THE TASK:
Leave out the pictures; transcribe all else exactly.

Collected data entries:

START

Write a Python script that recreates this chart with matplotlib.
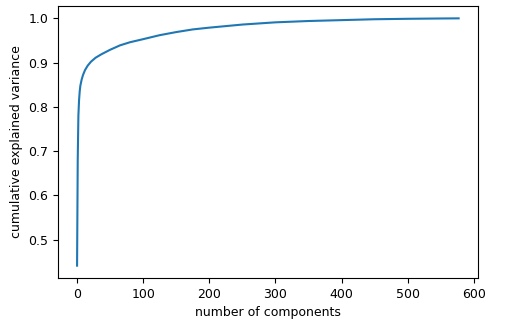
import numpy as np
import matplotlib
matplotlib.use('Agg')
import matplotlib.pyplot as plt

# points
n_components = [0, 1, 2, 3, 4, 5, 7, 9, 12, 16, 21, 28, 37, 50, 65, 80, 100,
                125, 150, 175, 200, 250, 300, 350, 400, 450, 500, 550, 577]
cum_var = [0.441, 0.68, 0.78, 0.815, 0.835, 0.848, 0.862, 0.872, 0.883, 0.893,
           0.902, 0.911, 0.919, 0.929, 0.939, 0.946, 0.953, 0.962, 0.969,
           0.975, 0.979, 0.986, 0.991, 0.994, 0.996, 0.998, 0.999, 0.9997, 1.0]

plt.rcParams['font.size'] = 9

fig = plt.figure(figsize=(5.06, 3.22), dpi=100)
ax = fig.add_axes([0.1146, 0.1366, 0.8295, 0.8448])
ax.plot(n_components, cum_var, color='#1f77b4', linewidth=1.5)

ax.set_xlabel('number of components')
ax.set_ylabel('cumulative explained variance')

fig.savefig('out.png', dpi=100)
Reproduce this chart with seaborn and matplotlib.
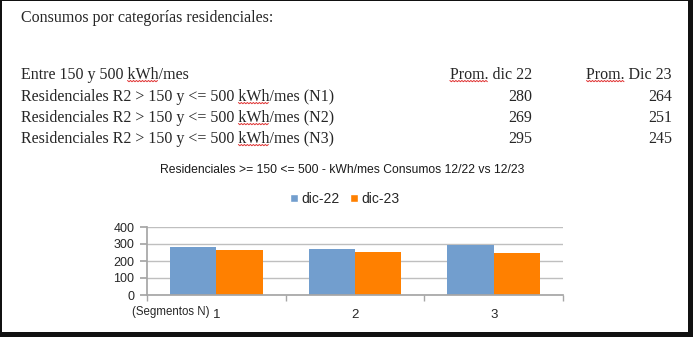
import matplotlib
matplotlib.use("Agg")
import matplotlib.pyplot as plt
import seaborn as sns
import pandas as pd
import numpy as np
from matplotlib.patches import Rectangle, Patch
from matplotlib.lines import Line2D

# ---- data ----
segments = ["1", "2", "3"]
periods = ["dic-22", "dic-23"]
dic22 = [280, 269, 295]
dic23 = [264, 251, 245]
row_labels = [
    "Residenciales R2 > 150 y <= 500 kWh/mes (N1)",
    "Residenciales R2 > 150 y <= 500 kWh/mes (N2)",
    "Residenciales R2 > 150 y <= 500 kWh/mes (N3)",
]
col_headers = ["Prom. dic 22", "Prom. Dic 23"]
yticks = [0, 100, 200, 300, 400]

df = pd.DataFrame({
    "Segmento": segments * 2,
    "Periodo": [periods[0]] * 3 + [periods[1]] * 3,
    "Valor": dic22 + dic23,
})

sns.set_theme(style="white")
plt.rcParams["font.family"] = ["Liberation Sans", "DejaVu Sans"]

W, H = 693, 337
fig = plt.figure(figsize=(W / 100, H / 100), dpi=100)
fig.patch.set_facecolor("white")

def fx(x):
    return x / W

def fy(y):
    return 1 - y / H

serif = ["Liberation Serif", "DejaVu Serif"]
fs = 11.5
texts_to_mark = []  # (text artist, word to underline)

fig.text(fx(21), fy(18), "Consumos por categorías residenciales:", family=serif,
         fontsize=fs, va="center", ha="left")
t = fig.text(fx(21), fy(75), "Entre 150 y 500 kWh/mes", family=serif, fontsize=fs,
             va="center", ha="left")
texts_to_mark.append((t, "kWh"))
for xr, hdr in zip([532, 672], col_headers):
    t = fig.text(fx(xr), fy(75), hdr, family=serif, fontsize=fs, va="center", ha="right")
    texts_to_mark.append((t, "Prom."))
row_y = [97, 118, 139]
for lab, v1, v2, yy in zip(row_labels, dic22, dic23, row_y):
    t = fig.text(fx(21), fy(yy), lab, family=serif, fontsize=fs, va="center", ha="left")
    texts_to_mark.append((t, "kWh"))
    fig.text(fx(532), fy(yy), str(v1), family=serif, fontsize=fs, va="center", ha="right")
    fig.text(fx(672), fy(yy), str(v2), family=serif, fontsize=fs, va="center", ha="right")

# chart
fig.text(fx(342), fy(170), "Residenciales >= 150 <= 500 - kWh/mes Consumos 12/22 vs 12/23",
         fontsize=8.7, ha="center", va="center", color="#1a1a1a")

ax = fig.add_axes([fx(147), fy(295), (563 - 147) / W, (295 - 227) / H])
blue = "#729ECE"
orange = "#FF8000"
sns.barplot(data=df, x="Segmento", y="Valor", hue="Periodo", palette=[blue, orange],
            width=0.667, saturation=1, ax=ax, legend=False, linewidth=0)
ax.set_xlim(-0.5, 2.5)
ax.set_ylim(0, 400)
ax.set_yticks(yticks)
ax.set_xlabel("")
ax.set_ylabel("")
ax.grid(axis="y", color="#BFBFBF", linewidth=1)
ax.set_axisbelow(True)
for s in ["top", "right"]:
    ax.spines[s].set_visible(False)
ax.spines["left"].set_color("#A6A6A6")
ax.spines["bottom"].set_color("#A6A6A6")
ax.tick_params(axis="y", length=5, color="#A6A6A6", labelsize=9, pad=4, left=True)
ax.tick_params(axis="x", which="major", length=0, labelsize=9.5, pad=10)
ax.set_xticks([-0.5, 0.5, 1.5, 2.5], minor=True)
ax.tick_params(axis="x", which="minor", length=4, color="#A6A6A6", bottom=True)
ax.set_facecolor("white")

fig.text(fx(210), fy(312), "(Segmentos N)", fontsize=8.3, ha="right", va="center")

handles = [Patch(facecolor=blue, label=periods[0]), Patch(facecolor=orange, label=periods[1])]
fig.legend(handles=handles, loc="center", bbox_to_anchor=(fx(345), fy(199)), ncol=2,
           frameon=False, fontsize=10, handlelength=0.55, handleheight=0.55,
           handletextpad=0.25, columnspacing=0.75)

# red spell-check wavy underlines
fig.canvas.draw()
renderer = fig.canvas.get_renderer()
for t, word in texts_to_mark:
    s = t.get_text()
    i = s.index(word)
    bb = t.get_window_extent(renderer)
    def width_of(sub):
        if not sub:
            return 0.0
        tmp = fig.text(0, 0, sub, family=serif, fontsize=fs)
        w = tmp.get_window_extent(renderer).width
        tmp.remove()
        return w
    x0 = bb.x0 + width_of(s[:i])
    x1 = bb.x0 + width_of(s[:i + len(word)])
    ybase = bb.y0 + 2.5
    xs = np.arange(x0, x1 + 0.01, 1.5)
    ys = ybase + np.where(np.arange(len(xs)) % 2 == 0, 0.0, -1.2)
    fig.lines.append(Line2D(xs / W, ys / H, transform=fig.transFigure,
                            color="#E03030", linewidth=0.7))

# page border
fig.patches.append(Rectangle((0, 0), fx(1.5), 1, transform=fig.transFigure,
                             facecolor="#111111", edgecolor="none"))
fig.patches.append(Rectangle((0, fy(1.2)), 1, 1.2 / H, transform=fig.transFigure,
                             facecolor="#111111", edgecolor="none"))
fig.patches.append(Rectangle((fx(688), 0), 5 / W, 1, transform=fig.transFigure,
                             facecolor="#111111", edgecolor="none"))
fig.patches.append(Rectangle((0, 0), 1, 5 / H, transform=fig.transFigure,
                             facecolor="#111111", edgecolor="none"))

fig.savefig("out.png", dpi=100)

END

RIGHT ANSWER:
Write a Python script that recreates this chart with matplotlib.
import numpy as np
import matplotlib
matplotlib.use('Agg')
import matplotlib.pyplot as plt

# points
n_components = [0, 1, 2, 3, 4, 5, 7, 9, 12, 16, 21, 28, 37, 50, 65, 80, 100,
                125, 150, 175, 200, 250, 300, 350, 400, 450, 500, 550, 577]
cum_var = [0.441, 0.68, 0.78, 0.815, 0.835, 0.848, 0.862, 0.872, 0.883, 0.893,
           0.902, 0.911, 0.919, 0.929, 0.939, 0.946, 0.953, 0.962, 0.969,
           0.975, 0.979, 0.986, 0.991, 0.994, 0.996, 0.998, 0.999, 0.9997, 1.0]

plt.rcParams['font.size'] = 9

fig = plt.figure(figsize=(5.06, 3.22), dpi=100)
ax = fig.add_axes([0.1146, 0.1366, 0.8295, 0.8448])
ax.plot(n_components, cum_var, color='#1f77b4', linewidth=1.5)

ax.set_xlabel('number of components')
ax.set_ylabel('cumulative explained variance')

fig.savefig('out.png', dpi=100)
Reproduce this chart with seaborn and matplotlib.
import matplotlib
matplotlib.use("Agg")
import matplotlib.pyplot as plt
import seaborn as sns
import pandas as pd
import numpy as np
from matplotlib.patches import Rectangle, Patch
from matplotlib.lines import Line2D

# ---- data ----
segments = ["1", "2", "3"]
periods = ["dic-22", "dic-23"]
dic22 = [280, 269, 295]
dic23 = [264, 251, 245]
row_labels = [
    "Residenciales R2 > 150 y <= 500 kWh/mes (N1)",
    "Residenciales R2 > 150 y <= 500 kWh/mes (N2)",
    "Residenciales R2 > 150 y <= 500 kWh/mes (N3)",
]
col_headers = ["Prom. dic 22", "Prom. Dic 23"]
yticks = [0, 100, 200, 300, 400]

df = pd.DataFrame({
    "Segmento": segments * 2,
    "Periodo": [periods[0]] * 3 + [periods[1]] * 3,
    "Valor": dic22 + dic23,
})

sns.set_theme(style="white")
plt.rcParams["font.family"] = ["Liberation Sans", "DejaVu Sans"]

W, H = 693, 337
fig = plt.figure(figsize=(W / 100, H / 100), dpi=100)
fig.patch.set_facecolor("white")

def fx(x):
    return x / W

def fy(y):
    return 1 - y / H

serif = ["Liberation Serif", "DejaVu Serif"]
fs = 11.5
texts_to_mark = []  # (text artist, word to underline)

fig.text(fx(21), fy(18), "Consumos por categorías residenciales:", family=serif,
         fontsize=fs, va="center", ha="left")
t = fig.text(fx(21), fy(75), "Entre 150 y 500 kWh/mes", family=serif, fontsize=fs,
             va="center", ha="left")
texts_to_mark.append((t, "kWh"))
for xr, hdr in zip([532, 672], col_headers):
    t = fig.text(fx(xr), fy(75), hdr, family=serif, fontsize=fs, va="center", ha="right")
    texts_to_mark.append((t, "Prom."))
row_y = [97, 118, 139]
for lab, v1, v2, yy in zip(row_labels, dic22, dic23, row_y):
    t = fig.text(fx(21), fy(yy), lab, family=serif, fontsize=fs, va="center", ha="left")
    texts_to_mark.append((t, "kWh"))
    fig.text(fx(532), fy(yy), str(v1), family=serif, fontsize=fs, va="center", ha="right")
    fig.text(fx(672), fy(yy), str(v2), family=serif, fontsize=fs, va="center", ha="right")

# chart
fig.text(fx(342), fy(170), "Residenciales >= 150 <= 500 - kWh/mes Consumos 12/22 vs 12/23",
         fontsize=8.7, ha="center", va="center", color="#1a1a1a")

ax = fig.add_axes([fx(147), fy(295), (563 - 147) / W, (295 - 227) / H])
blue = "#729ECE"
orange = "#FF8000"
sns.barplot(data=df, x="Segmento", y="Valor", hue="Periodo", palette=[blue, orange],
            width=0.667, saturation=1, ax=ax, legend=False, linewidth=0)
ax.set_xlim(-0.5, 2.5)
ax.set_ylim(0, 400)
ax.set_yticks(yticks)
ax.set_xlabel("")
ax.set_ylabel("")
ax.grid(axis="y", color="#BFBFBF", linewidth=1)
ax.set_axisbelow(True)
for s in ["top", "right"]:
    ax.spines[s].set_visible(False)
ax.spines["left"].set_color("#A6A6A6")
ax.spines["bottom"].set_color("#A6A6A6")
ax.tick_params(axis="y", length=5, color="#A6A6A6", labelsize=9, pad=4, left=True)
ax.tick_params(axis="x", which="major", length=0, labelsize=9.5, pad=10)
ax.set_xticks([-0.5, 0.5, 1.5, 2.5], minor=True)
ax.tick_params(axis="x", which="minor", length=4, color="#A6A6A6", bottom=True)
ax.set_facecolor("white")

fig.text(fx(210), fy(312), "(Segmentos N)", fontsize=8.3, ha="right", va="center")

handles = [Patch(facecolor=blue, label=periods[0]), Patch(facecolor=orange, label=periods[1])]
fig.legend(handles=handles, loc="center", bbox_to_anchor=(fx(345), fy(199)), ncol=2,
           frameon=False, fontsize=10, handlelength=0.55, handleheight=0.55,
           handletextpad=0.25, columnspacing=0.75)

# red spell-check wavy underlines
fig.canvas.draw()
renderer = fig.canvas.get_renderer()
for t, word in texts_to_mark:
    s = t.get_text()
    i = s.index(word)
    bb = t.get_window_extent(renderer)
    def width_of(sub):
        if not sub:
            return 0.0
        tmp = fig.text(0, 0, sub, family=serif, fontsize=fs)
        w = tmp.get_window_extent(renderer).width
        tmp.remove()
        return w
    x0 = bb.x0 + width_of(s[:i])
    x1 = bb.x0 + width_of(s[:i + len(word)])
    ybase = bb.y0 + 2.5
    xs = np.arange(x0, x1 + 0.01, 1.5)
    ys = ybase + np.where(np.arange(len(xs)) % 2 == 0, 0.0, -1.2)
    fig.lines.append(Line2D(xs / W, ys / H, transform=fig.transFigure,
                            color="#E03030", linewidth=0.7))

# page border
fig.patches.append(Rectangle((0, 0), fx(1.5), 1, transform=fig.transFigure,
                             facecolor="#111111", edgecolor="none"))
fig.patches.append(Rectangle((0, fy(1.2)), 1, 1.2 / H, transform=fig.transFigure,
                             facecolor="#111111", edgecolor="none"))
fig.patches.append(Rectangle((fx(688), 0), 5 / W, 1, transform=fig.transFigure,
                             facecolor="#111111", edgecolor="none"))
fig.patches.append(Rectangle((0, 0), 1, 5 / H, transform=fig.transFigure,
                             facecolor="#111111", edgecolor="none"))

fig.savefig("out.png", dpi=100)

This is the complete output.